Hmmm. Maybe a lay them on gravel and run over them with a car - lol! Seriously, try an awl and a hammer on a piece of wood. If the holes are not on the back, then you will need to put the wood inside the shirt. Another way might be to a bed of nails and hammer. A small hole punch maybe?


----------



## MinistryOfPrint (Jan 9, 2012)

jean518 said:


> Hmmm. Maybe a lay them on gravel and run over them with a car - lol! Seriously, try an awl and a hammer on a piece of wood. If the holes are not on the back, then you will need to put the wood inside the shirt. Another way might be to a bed of nails and hammer. A small hole punch maybe?


HAHa I like your first line!! 

You probably can use a small nail and a hammer to slowly hammer the nail and get the size of the hole and position of the hole you want it to be. or just use a pair of small scissors and start stabbing the shirt! hahaha.

Cheers,
Ministry Of Print


----------



## tfalk (Apr 3, 2008)

I only see a red X, no picture...

Some embroidery machines can be equipped with a boring device that
will bore a hole in the shirt, not sure if that is what you are looking for?


----------



## cheeseburger (Jul 7, 2009)

I've got a much easier method: BURNOUT. 

It's a form of water base printing where you add a chemical to the clear water base and it will weaken and remove the cotton wherever the ink is laid down. You can use a randomized dot pattern on an over-sized screen, and then put your design on other screens right behind it. Print and removal in the same process.

Many shirts require that you wash the garment after printing to get the full burnout effect.


----------



## chartle (Nov 1, 2009)

OK I have to be the old fart here. 

People would pay money for a damaged shirt. One where the holes would get bigger and bigger until they were huge holes. 

From my chemistry lab days. Splatter some acid on the shirt and put it in the wash. Probably what the burnout method does.

Shot gun also comes to mind.


----------



## Flash Gordon (Mar 28, 2011)

allinclusive said:


> I wont to make the same effect, pinhole on a t-shirt like the pich below...
> 
> There is a machine for do that or you can make handly???
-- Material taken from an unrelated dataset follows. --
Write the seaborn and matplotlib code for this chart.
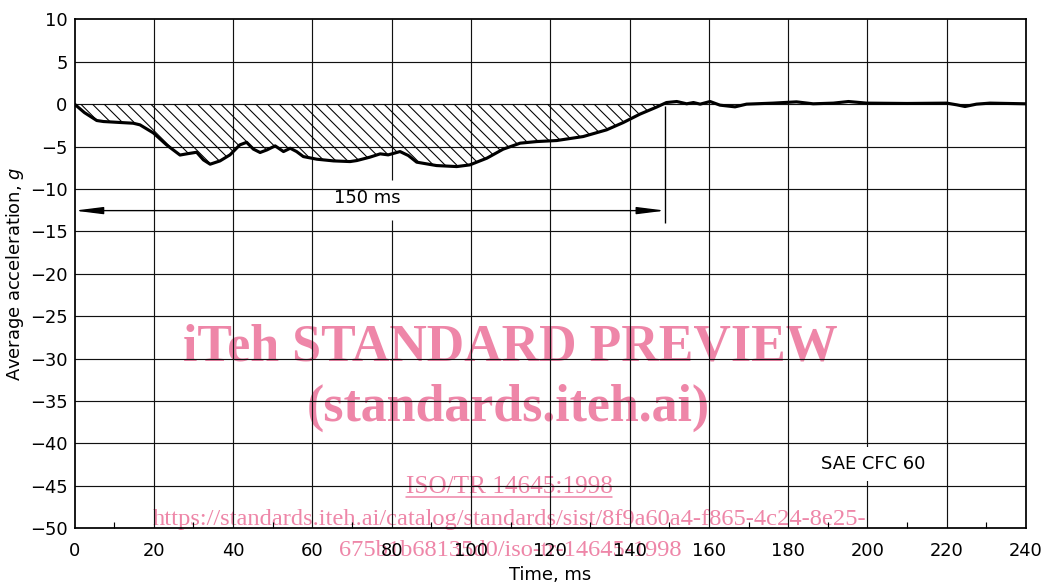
import numpy as np
import pandas as pd
import seaborn as sns
import matplotlib.pyplot as plt
from matplotlib.lines import Line2D

# curve (time in ms, average acceleration in g)
time_ms = [0, 2.5, 5.6, 7.3, 11, 14.8, 16.5, 19.9, 23.2, 26.6, 28.3, 30.8, 32.5, 34.2,
           36.7, 39.2, 41.7, 43.4, 45.1, 46.8, 48.5, 50.6, 52.7, 54.4, 56.0, 57.7, 61.1,
           65.3, 69.5, 71.2, 74.5, 77.1, 79.1, 82.1, 84.2, 86.3, 91.3, 96.4, 99.7, 104,
           108.1, 112.4, 116.6, 121.6, 128.3, 134.2, 138.4, 142.6, 146.8, 149.3, 151.9,
           154.4, 156.1, 157.8, 160.3, 162.8, 166.6, 169.5, 176.2, 182.1, 186.3, 191.4,
           195.2, 199.8, 210, 220, 222.5, 224.6, 227.5, 230.9, 240]
accel_g = [0, -1.0, -1.93, -2.05, -2.15, -2.25, -2.44, -3.4, -4.8, -6.0, -5.86, -5.67,
           -6.57, -7.08, -6.69, -5.98, -4.8, -4.5, -5.3, -5.7, -5.4, -4.92, -5.59, -5.2,
           -5.59, -6.18, -6.49, -6.69, -6.77, -6.65, -6.25, -5.86, -5.98, -5.59, -6.06,
           -6.84, -7.24, -7.36, -7.16, -6.37, -5.31, -4.6, -4.41, -4.29, -3.82, -3.03,
           -2.17, -1.18, -0.35, 0.19, 0.31, 0.04, 0.19, 0.0, 0.31, -0.12, -0.32, 0.0,
           0.12, 0.27, 0.04, 0.12, 0.31, 0.12, 0.08, 0.12, -0.08, -0.28, 0.0, 0.12, 0.04]

x_ticks = list(range(0, 241, 20))
y_ticks = list(range(-50, 11, 5))
minor_x = list(range(10, 240, 20))

pulse_end = 149      # end of the dimension line ("150 ms")
dim_y = -12.55

df = pd.DataFrame({"t": time_ms, "a": accel_g})

sns.set_style("white")
plt.rcParams['font.family'] = ['DejaVu Sans']
plt.rcParams['hatch.linewidth'] = 0.55
plt.rcParams['text.color'] = 'black'
plt.rcParams['axes.labelcolor'] = 'black'
plt.rcParams['xtick.color'] = 'black'
plt.rcParams['ytick.color'] = 'black'

fig = plt.figure(figsize=(7.5, 585 / 140), dpi=140)
ax = fig.add_axes([0.0710, 0.0969, 0.9062, 0.8701])
ax.set_facecolor("none")   # let the watermark show under the grid

ax.set_xlim(0, 240)
ax.set_ylim(-50, 10)

# grid
gcol = "#111111"
ax.grid(False)
for yv in y_ticks[1:-1]:
    ax.axhline(yv, color=gcol, lw=0.6, zorder=1)
for xv in x_ticks[1:-1]:
    if xv == 80:
        ax.vlines(xv, -50, -13.7, color=gcol, lw=0.6, zorder=1)
        ax.vlines(xv, -8.95, 10, color=gcol, lw=0.6, zorder=1)
    else:
        ax.vlines(xv, -50, 10, color=gcol, lw=0.6, zorder=1)

# hatched area
t = np.array(time_ms)
a = np.array(accel_g)
ax.fill_between(t, a, 0, where=(t <= pulse_end) & (a <= 0), interpolate=True,
                facecolor="none", edgecolor="black", hatch="\\\\\\\\", lw=0, zorder=2)

sns.lineplot(data=df, x="t", y="a", color="black", lw=1.6, ax=ax, zorder=4)
ax.lines[-1].set_solid_joinstyle("round")

# dimension line
ax.annotate("", xy=(0, dim_y), xytext=(pulse_end, dim_y),
            arrowprops=dict(arrowstyle="<|-|>,head_length=1.35,head_width=0.17",
                            color="black", lw=0.7, shrinkA=0, shrinkB=0, mutation_scale=9),
            zorder=5)
ax.vlines(pulse_end, -14.05, -0.2, color="black", lw=0.7, zorder=5)
ax.text(73.8, -11.05, "150 ms", ha="center", va="center", fontsize=9.2, zorder=6)
ax.text(201.5, -42.4, "SAE CFC 60", ha="center", va="center", fontsize=9.2, zorder=6,
        bbox=dict(boxstyle="square,pad=0.45", fc="white", ec="none"))

ax.set_xticks(x_ticks)
ax.set_yticks(y_ticks)
ax.set_xticks(minor_x, minor=True)
ax.tick_params(axis="both", which="major", length=0, labelsize=9.2, pad=3.5)
ax.tick_params(axis="x", which="major", pad=7)
ax.tick_params(axis="x", which="minor", direction="in", length=3, width=0.6, bottom=True)
for s in ax.spines.values():
    s.set_color("black")
    s.set_linewidth(0.9)
    s.set_zorder(7)

ax.set_xlabel("Time, ms", fontsize=9.2, labelpad=3)
ax.set_ylabel("Average acceleration, $g$", fontsize=9.2, labelpad=2)

# watermark (drawn beneath the axes)
pink = "#EE86A8"
wm = dict(color=pink, family=["Liberation Serif", "DejaVu Serif"], ha="center",
          va="center", zorder=-1)
fig.text(0.4857, 0.4068, "iTeh STANDARD PREVIEW", fontsize=26.7, weight="bold", **wm)
fig.text(0.4838, 0.3026, "(standards.iteh.ai)", fontsize=26.7, weight="bold", **wm)
fig.text(0.4848, 0.1675, "ISO/TR 14645:1998", fontsize=13, **wm)
fig.add_artist(Line2D([406 / 1050, 612 / 1050], [1 - 497 / 585] * 2, color=pink, lw=0.8,
                      zorder=-1))
fig.text(0.4857, 0.1125, "https://standards.iteh.ai/catalog/standards/sist/8f9a60a4-f865-4c24-8e25-",
         fontsize=12.6, **wm)
fig.text(0.4857, 0.0595, "675b1b68135d0/iso-tr-14645-1998", fontsize=12.6, **wm)

fig.savefig("out.png", dpi=140, facecolor="white")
Are you sure they are holes? 
I think any of the ideas posted will work.
Leather Punch..?


----------



## d1d215 (Feb 11, 2012)

they definitely look like holes.
probably machine made as the patern seems similar. 
that belt hole puncher might be the best idea if you realllly want to ruin a shirt


----------



## The Youngin (Nov 26, 2007)

We have done things like this with burnout inks. We print It all over and the launder the shirts to finish the process.

Jason A


----------